- **Information provided**:
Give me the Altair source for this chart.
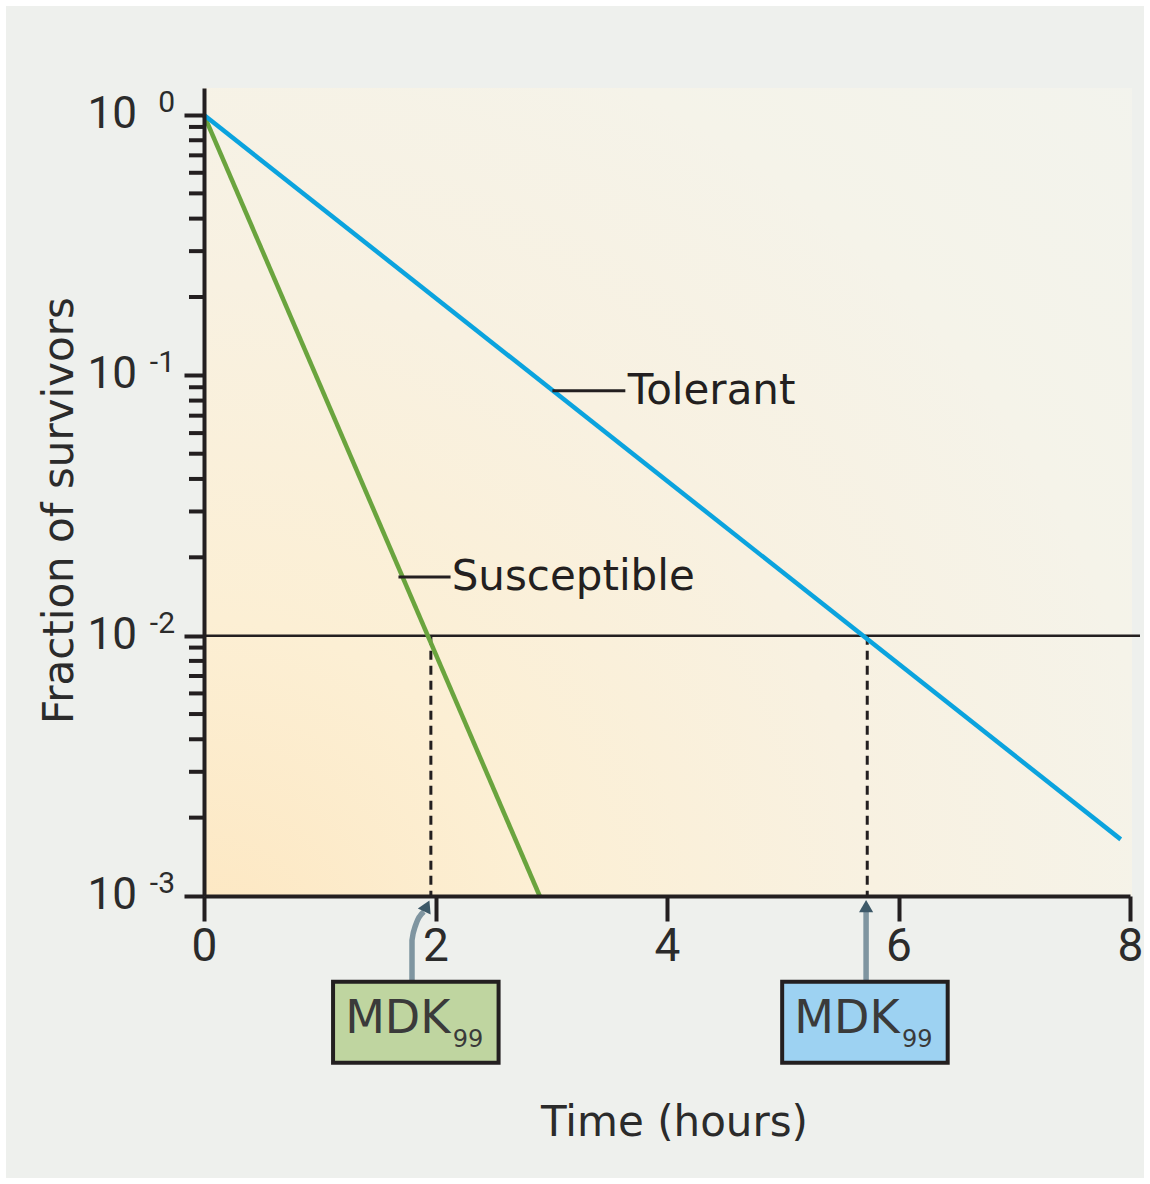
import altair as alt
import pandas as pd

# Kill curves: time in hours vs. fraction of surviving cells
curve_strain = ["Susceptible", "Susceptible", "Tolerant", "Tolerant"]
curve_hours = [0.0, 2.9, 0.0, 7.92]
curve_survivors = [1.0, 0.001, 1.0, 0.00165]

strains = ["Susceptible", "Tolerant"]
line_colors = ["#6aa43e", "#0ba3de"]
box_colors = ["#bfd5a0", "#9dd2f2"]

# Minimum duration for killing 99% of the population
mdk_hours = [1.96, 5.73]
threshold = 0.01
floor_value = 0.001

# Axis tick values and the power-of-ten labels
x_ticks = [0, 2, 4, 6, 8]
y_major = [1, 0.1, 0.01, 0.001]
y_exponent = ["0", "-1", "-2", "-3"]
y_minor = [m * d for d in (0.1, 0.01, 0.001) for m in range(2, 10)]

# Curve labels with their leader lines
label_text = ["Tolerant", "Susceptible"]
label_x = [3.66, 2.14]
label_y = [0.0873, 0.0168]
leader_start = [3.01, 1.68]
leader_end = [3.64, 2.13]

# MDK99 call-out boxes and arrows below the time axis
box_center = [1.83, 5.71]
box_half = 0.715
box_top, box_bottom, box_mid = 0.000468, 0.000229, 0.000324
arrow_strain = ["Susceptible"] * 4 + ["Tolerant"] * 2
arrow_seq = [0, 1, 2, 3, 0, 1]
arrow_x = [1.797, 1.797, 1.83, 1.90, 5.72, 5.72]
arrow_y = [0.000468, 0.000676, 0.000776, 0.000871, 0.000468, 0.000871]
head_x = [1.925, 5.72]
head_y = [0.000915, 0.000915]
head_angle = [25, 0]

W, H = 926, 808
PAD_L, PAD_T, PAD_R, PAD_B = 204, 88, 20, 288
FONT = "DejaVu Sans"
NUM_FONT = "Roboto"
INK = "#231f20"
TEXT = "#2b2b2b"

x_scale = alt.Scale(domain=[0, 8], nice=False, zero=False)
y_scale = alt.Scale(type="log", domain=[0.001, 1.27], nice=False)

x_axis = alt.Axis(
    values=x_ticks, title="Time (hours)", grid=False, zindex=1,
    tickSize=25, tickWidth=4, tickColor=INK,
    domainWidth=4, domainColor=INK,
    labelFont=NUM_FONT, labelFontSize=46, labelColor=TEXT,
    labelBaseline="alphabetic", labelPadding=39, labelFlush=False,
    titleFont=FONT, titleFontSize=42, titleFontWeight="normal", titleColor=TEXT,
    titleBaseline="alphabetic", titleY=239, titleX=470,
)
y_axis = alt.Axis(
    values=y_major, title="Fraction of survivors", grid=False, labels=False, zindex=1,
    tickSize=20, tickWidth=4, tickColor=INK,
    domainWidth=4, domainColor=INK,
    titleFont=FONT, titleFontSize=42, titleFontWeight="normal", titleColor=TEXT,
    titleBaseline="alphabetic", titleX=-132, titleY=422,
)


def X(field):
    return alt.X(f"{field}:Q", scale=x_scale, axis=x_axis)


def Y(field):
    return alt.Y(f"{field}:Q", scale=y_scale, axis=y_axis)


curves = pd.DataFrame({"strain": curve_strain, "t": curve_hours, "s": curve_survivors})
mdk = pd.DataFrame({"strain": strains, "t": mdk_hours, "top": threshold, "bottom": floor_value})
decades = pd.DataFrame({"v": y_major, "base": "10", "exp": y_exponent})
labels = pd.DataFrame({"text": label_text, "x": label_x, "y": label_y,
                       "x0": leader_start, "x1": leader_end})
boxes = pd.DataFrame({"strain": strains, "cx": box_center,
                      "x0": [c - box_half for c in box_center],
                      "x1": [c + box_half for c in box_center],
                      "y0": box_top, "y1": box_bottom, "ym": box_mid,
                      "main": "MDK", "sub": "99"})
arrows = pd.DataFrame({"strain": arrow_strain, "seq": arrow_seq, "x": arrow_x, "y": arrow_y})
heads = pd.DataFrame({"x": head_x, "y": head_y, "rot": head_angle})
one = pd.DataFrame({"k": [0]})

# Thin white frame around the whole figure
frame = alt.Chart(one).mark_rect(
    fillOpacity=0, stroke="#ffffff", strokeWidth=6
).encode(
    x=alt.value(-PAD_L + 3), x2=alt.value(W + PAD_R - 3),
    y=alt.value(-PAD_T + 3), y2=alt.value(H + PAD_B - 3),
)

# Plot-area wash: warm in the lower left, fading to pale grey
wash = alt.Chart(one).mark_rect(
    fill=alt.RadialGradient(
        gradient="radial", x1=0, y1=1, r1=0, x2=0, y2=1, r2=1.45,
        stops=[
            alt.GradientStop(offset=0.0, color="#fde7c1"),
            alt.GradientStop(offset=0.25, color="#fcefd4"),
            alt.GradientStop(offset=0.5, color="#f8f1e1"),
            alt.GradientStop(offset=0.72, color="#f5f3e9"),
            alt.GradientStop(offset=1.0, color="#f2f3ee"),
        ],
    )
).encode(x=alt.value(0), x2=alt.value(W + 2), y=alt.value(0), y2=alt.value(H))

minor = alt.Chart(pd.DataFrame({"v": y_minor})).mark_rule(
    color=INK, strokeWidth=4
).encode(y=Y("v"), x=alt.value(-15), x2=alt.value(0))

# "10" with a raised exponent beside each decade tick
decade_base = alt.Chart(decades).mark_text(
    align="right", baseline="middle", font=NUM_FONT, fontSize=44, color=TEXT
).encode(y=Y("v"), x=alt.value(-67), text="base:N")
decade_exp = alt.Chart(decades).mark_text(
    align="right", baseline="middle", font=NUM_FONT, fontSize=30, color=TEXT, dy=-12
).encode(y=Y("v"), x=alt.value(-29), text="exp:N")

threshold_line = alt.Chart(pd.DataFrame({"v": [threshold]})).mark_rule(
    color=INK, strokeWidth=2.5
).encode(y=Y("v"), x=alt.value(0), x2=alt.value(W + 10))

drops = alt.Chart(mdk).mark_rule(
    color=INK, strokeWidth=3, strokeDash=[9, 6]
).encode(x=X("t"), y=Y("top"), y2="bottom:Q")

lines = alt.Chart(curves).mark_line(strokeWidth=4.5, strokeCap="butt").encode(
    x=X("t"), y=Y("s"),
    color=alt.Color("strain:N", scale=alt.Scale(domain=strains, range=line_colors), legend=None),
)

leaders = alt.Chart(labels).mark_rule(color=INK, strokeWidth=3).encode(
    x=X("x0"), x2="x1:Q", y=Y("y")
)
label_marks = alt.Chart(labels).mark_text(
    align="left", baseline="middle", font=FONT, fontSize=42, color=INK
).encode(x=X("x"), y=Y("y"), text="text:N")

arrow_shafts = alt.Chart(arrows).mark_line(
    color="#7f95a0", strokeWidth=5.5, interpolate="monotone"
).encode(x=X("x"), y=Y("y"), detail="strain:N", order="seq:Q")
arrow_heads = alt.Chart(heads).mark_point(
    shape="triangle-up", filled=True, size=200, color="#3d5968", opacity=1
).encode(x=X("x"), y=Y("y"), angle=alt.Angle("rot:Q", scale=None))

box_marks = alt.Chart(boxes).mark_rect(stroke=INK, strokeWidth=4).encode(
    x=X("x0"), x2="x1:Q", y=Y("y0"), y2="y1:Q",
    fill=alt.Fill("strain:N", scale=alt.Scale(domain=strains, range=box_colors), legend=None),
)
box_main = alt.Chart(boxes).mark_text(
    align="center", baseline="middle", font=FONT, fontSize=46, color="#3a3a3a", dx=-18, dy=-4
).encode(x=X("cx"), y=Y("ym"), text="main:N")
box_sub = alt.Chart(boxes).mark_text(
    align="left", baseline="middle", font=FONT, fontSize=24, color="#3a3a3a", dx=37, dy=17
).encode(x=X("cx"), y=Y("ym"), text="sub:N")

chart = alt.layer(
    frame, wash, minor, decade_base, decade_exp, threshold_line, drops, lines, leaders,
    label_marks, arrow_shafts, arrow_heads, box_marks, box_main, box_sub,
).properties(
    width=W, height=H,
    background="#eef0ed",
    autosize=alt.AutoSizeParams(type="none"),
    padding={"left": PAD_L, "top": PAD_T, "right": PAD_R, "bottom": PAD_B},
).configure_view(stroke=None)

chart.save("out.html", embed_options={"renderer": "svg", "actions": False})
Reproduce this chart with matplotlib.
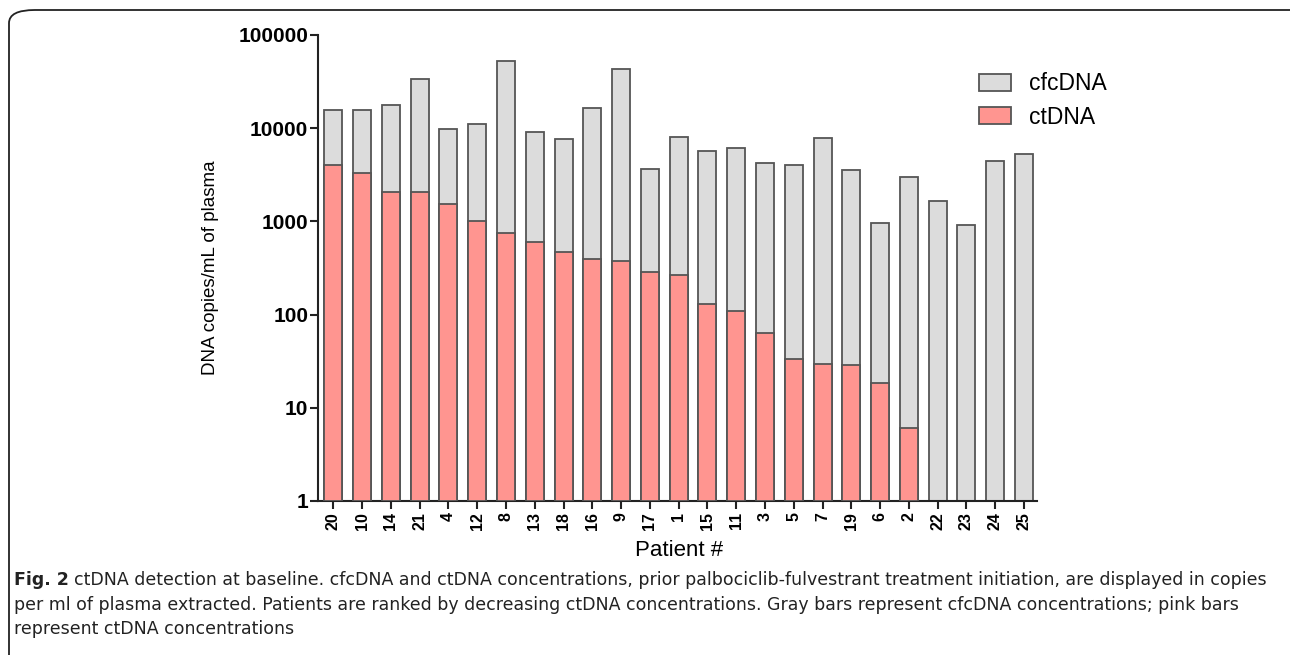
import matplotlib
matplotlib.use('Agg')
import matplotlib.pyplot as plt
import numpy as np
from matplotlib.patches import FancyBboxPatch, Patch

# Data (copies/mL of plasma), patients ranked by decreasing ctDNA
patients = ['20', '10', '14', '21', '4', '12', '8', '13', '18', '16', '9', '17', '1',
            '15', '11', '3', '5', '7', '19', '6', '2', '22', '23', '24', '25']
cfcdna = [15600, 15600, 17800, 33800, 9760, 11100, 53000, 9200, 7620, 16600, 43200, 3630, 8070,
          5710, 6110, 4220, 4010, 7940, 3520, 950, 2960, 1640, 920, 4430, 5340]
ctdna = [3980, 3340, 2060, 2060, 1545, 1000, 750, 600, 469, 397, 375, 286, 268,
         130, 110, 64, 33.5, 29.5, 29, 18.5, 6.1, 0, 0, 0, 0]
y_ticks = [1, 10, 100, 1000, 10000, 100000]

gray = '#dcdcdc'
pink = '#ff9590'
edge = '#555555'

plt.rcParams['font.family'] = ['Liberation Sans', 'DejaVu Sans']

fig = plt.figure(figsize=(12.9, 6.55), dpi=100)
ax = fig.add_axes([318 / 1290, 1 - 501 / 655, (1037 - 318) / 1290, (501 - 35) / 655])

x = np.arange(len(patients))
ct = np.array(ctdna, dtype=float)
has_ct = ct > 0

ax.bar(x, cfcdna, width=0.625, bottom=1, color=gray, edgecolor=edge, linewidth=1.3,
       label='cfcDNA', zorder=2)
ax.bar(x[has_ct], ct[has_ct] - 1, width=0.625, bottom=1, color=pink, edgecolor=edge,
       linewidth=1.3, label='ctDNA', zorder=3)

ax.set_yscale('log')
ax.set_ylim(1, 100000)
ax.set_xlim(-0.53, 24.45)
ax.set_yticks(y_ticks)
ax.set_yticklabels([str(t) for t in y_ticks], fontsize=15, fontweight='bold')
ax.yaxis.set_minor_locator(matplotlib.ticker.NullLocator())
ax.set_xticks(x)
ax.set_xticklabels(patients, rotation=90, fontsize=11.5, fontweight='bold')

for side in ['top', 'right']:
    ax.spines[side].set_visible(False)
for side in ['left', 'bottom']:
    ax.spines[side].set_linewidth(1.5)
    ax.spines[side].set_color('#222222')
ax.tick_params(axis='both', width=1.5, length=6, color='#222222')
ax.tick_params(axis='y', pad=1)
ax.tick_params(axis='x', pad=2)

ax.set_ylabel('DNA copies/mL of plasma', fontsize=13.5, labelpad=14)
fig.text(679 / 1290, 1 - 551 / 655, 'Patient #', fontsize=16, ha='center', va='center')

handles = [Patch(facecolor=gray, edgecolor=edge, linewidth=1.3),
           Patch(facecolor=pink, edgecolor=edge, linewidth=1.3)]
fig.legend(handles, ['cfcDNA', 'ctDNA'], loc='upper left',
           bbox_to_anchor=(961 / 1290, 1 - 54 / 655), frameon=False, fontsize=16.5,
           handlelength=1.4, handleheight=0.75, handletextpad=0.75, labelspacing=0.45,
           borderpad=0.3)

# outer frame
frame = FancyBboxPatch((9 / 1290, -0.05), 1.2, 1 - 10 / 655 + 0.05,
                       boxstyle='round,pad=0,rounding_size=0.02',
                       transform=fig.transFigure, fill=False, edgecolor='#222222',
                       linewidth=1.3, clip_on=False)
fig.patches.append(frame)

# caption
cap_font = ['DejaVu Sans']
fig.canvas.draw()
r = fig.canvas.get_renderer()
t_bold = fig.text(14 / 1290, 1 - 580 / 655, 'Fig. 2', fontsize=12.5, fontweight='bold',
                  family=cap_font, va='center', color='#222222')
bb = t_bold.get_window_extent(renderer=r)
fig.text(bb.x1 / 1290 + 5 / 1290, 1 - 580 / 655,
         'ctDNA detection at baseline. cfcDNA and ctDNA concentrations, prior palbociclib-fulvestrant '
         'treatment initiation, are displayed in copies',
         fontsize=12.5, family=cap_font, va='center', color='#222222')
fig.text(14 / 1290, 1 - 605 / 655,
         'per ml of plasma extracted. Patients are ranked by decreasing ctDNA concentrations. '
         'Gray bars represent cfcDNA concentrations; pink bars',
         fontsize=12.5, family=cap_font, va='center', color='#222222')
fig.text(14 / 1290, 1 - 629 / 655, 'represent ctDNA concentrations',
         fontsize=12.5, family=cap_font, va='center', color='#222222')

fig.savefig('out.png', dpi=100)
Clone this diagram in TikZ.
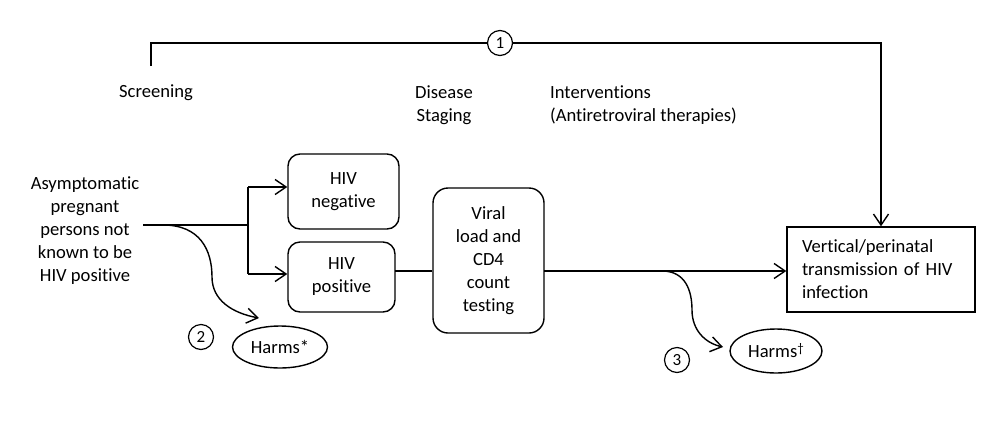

- **Task instructions**: What lines above run from the one with "Reproduce this chart with matplotlib." to the one with "from matplotlib.patches import"? Give them again exactly, ends included, and leave the pictures out.

- **Solution to this problem**:
Reproduce this chart with matplotlib.
import matplotlib
matplotlib.use('Agg')
import matplotlib.pyplot as plt
import numpy as np
from matplotlib.patches import FancyBboxPatch, Patch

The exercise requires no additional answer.